Whoa, interesting.... i've had a similarly ambiguous relationship with some of the music i love. I think a lot of us between about 14 and 40 have had a bit of "i will NEVER like any country/jazz" because of them being "parental" music styles, perceived as reactionary in thecase of country and for jazz either pretentious or just too old...

But that wasn't what i was gonna comment on (oops!). I was noticing while i read that i have a similar but different reaction. When I first heard certain pieces (Ornette's "Free Jazz" & Steve Reich's "Desert Music" spring to mind) i listened carefully once, then set them aside after deciding that i basically liked them a lot, but because they were complex and involving and not what i usually listened to, they required more attention than i was prepared to spare them at the time.

It took me six months and a couple other Ornette albums to click with Free Jazz, which is now an old fave, but "The Desert Music" went for years without me playing it once... perhaps seven years, until last month, when i pulled out the old CD and put it on to find that it had somehow also become an old favourite. Now it's integrated into the household, always close to the top of the stack, a fave while me and the daughter cook when she comes for the weekend, and to occupy my ears and mind if i'm gonna spend hours collaging or cross-hatching...

I also still have resistance to classical music... but i've warmed in recent years just because of how much i loved Nodame Cantabile. Embarrassing maybe but hell, when a the music and the story are inseparable like that, it's hard to appreciate one and not the other.

Amused by your rejection of genres.... i reference genres all the time, but i don't believe in them at all. It's more a semantic marker for my reaction to music.

Anyways enough rambling, sorry to have gone on so long but i was stimulted there. I wanna go listen to something i'm not familiar enough with... well, maybe later, i'm currently rocking out to Melon Kinenbi!

Zacharius Hay

Thanks for writing; I was thinking as I was reading your response, Mogambo, that I should write something about "Music I never listen to (or rarely)" that I keep holding onto for some reason. I think also that there is something great about only listening to something rarely. I often think, in general, perhaps it would be better to not repeatedly listen to anything, but instead, play it once a year or just a few times; none of that leaving it on the turntable\cd player permanently. I think if you listen to something rarely you're more likely to pay attention and hear something you otherwise may miss.

As far as classical music, I have been really enjoying Camille Saint-Saens 'Carnival of the Animals."

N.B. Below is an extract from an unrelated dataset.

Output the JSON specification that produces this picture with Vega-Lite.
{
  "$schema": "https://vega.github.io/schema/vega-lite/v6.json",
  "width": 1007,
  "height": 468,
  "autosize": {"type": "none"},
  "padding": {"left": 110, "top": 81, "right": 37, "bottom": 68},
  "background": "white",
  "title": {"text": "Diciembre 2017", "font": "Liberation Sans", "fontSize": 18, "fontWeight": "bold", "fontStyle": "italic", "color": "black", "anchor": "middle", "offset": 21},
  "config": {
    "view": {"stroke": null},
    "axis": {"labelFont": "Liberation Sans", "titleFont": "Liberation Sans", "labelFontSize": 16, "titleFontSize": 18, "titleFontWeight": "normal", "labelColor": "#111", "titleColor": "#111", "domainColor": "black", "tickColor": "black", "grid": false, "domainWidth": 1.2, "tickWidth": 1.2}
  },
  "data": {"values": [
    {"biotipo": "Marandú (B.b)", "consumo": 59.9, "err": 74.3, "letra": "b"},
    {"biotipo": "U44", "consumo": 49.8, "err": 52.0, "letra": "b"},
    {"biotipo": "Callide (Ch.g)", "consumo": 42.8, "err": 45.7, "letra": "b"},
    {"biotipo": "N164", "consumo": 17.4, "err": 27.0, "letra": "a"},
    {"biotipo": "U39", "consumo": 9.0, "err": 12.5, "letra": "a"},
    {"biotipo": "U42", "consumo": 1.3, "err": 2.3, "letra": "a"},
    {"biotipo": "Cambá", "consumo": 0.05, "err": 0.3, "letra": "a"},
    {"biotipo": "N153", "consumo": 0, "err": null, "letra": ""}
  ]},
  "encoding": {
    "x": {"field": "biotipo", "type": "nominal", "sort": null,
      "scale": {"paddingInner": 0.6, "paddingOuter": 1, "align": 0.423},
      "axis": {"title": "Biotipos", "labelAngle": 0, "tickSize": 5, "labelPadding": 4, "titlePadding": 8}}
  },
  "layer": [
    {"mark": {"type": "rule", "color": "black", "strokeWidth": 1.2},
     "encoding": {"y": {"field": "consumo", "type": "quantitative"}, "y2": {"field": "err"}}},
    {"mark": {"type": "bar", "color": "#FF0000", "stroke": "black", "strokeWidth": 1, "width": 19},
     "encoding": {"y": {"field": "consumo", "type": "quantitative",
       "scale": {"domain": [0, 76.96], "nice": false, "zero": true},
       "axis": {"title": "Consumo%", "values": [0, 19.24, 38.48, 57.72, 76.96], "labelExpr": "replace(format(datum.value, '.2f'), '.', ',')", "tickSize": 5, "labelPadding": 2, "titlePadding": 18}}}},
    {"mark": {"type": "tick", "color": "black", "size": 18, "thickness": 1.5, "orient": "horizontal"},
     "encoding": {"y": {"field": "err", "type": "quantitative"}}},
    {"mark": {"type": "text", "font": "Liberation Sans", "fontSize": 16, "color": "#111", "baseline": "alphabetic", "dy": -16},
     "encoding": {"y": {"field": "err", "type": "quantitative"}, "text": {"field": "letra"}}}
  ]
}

Jordan; I am trying to put your message together and am somewhat unable, but I like it that way. More please.

Kevan

Thanks Zach... I'm always interested in what you have to say and I am always baffled at myself for not having asked you more about music in the desert. Music does catch up with you in some strange way.... much like what we read you could say, like your posts even. So thanks. My hope is to find some stories within music that speak to us and help us create our own stories to share. I'm in France currently teaching English to high-schoolers and I'm trying to think if they would really get what the music is saying. One student told me that when the French listen to music sung in English (which is most of what they hear on the radio), they don't understand any of the lyrics, and they almost prefer it that way since it's like "La Magie"- magic. I'm baffled at this too.... cause there are some amazing stories told through music, (think Dylan, Van Morrison, Neil Young etc.) and even the Grateful Dead- which you seem not to like so much. So I'm wondering if you have ever written about the words of music and/or if they are purely separate for you? thanks Zach.